Jesus’s teaching about the Bread of Life picks up on a similar theme, but expands it such that what we are called to eat and drink is the sacramental presence of Christ himself (John 6:51-58).
Whoever eats my flesh and drinks my blood
has eternal life,
and I will raise him on the last day.
For my flesh is true food,
and my blood is true drink.
Whoever eats my flesh and drinks my blood
remains in me and I in him.
Just as the living Father sent me
and I have life because of the Father,
so also the one who feeds on me
will have life because of me.
This is the bread that came down from heaven.
We are again called to become what we eat, but this time it is not Wisdom; it is the Body of Christ!
The Catholic Church teaches that Christ is made present in the celebration of the Eucharist, not just in the Eucharistic Species of bread and wine (though these certainly and firstly), but also in the Word of God (the scriptures) and in the Assembly and Presider! “He is present, lastly, when the Church prays and sings, for He promised: ‘Where two or three are gathered together in my name, there am I in the midst of them'” (Sacrosanctum Concilium, no. 7).

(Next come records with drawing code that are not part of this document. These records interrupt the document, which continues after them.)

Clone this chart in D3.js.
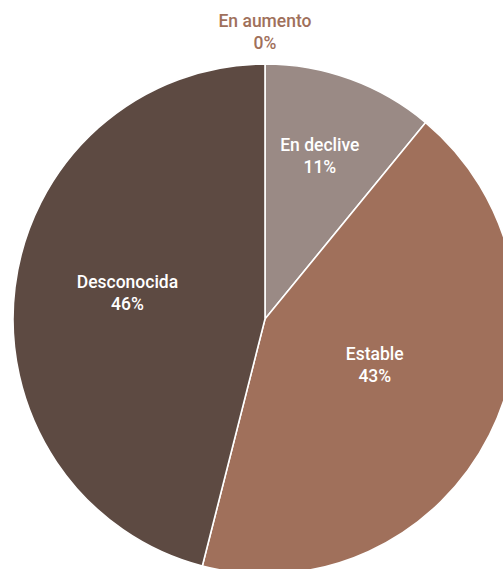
<!DOCTYPE html>
<html><head><meta charset="utf-8">
<script src="https://cdn.jsdelivr.net/npm/d3@7"></script>
<style>html,body{margin:0;padding:0;background:#fff;overflow:hidden}</style>
</head><body>
<svg id="c" width="503" height="569"></svg>
<script>
const categories = ["En aumento", "En declive", "Estable", "Desconocida"];
const values = [0, 11, 43, 46];
const colors = ["#a0705b", "#9a8a85", "#a0705b", "#5d4a42"];

const svg = d3.select("#c");
const cx = 265, cy = 319, R = 252, ry = 255;
const g = svg.append("g").attr("transform", `translate(${cx},${cy})`);
const pg = g.append("g").attr("transform", `scale(1,${ry / R})`);
const pie = d3.pie().sort(null).value(d => d.v);
const data = categories.map((c, i) => ({c, v: values[i], col: colors[i]}));
const arcs = pie(data);
const arc = d3.arc().innerRadius(0).outerRadius(R);
pg.selectAll("path").data(arcs).enter().append("path")
  .attr("d", arc).attr("fill", d => d.data.col)
  .attr("stroke", "#fff").attr("stroke-width", 1.6)
  .attr("vector-effect", "non-scaling-stroke");

const labelR = [287, 172, 119, 140];
const angOff = [0, -0.021, -0.075, 0.061];
const font = "Roboto, 'Open Sans', sans-serif";
arcs.forEach((d, i) => {
  const a = (d.startAngle + d.endAngle) / 2 + angOff[i];
  const x = Math.sin(a) * labelR[i], y = -Math.cos(a) * labelR[i];
  const t = g.append("text").attr("text-anchor", "middle")
    .attr("font-family", font).attr("font-weight", 500).attr("font-size", 17.5)
    .attr("fill", d.data.v === 0 ? colors[0] : "#fff");
  t.append("tspan").attr("x", x).attr("y", y - 5).text(d.data.c);
  t.append("tspan").attr("x", x).attr("y", y + 17).text(d.data.v + "%");
});
</script>
</body></html>
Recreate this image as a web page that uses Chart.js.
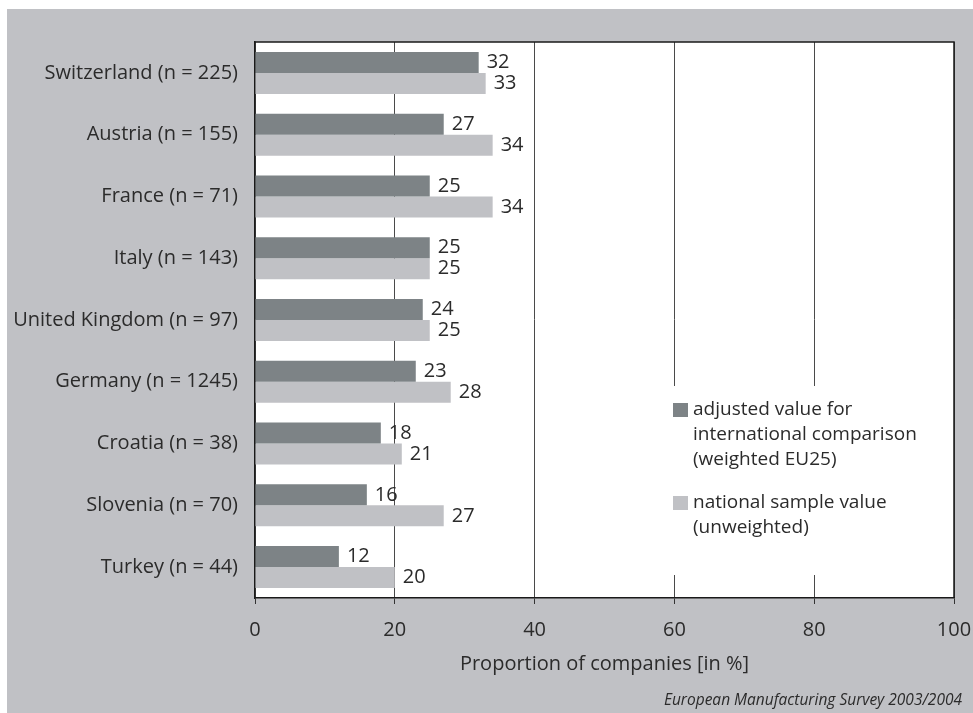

Perhaps there is no greater teacher on this subject than St. Augustine who, in his wisdom and eloquence, preached to catechumens about what is happening in the celebration of the Eucharist more than sixteen centuries ago.
My friends, these realities are called sacraments because in them one thing is seen, while another is grasped. What is seen is a mere physical likeness; what is grasped bears spiritual fruit. So now, if you want to understand the body of Christ, listen to the Apostle Paul speaking to the faithful: “You are the body of Christ, member for member.” [1 Cor. 12.27] If you, therefore, are Christ’s body and members, it is your own mystery that is placed on the Lord’s table! It is your own mystery that you are receiving! You are saying “Amen” to what you are: your response is a personal signature, affirming your faith. When you hear “The body of Christ”, you reply “Amen.” Be a member of Christ’s body, then, so that your “Amen” may ring true! (Sermon 272)
Augustine exclaims that what we celebrate is far more than what meets the eye (simple bread and wine) and far more than what meets the stomach (the presence of Christ in the eucharistic species). Indeed, we say amen not just to our belief in the True Presence in bread and wine, but we say amen also to the recognition that we are also the body of Christ!
He continues: “When you were baptized, you were “leavened.” When you received the fire of the Holy Spirit, you were “baked.” Be what you see; receive what you are” (Sermon 272).
This is not just poetic or ‘cute’ language, this is the profound truth of our faith, which was taught by St. Paul through St. Augustine through the Second Vatican Council and today.
What it means to be the Body of Christ by virtue of our Baptism and communion with Christ and one another in the Eucharist is profound. And it is not without implications for our everyday living.
If we approach the Eucharist and respond “Amen” to the proclamation of “The Body of Christ,” we are affirming our responsibility for living our Gospel vocation to follow in the footprints of Jesus Christ. We are affirming the duty we have to care for each other and the rest of creation. We are affirming that we are willing to live up to the name we have received as Christians, acting in service of others in the way that Jesus himself did — loving, forgiving, healing, embracing, reconciling.
There are many ways we can put this faith into action, living as the Body of Christ in the world. One important way is by listening to the teaching of Pope Francis who called for the church to renew its commitment to one another and all of creation according to what he calls an “integral ecology” (Laudato Si). Pope Francis highlights the deeply connected relationship between the experiences of the global poor and the environmental crises of our day. We are called, as the Body of Christ, to hear both the “cry of the earth and the cry of the poor.”
How can we claim to be the Body of Christ, to say “Amen” at communion, if we do not say amen and respond to our sisters and brothers in need? If we do not say amen and respond to the rest of creation?
We are indeed called to become what we eat, true members of the Body of Christ. May that vocation never become stale for us!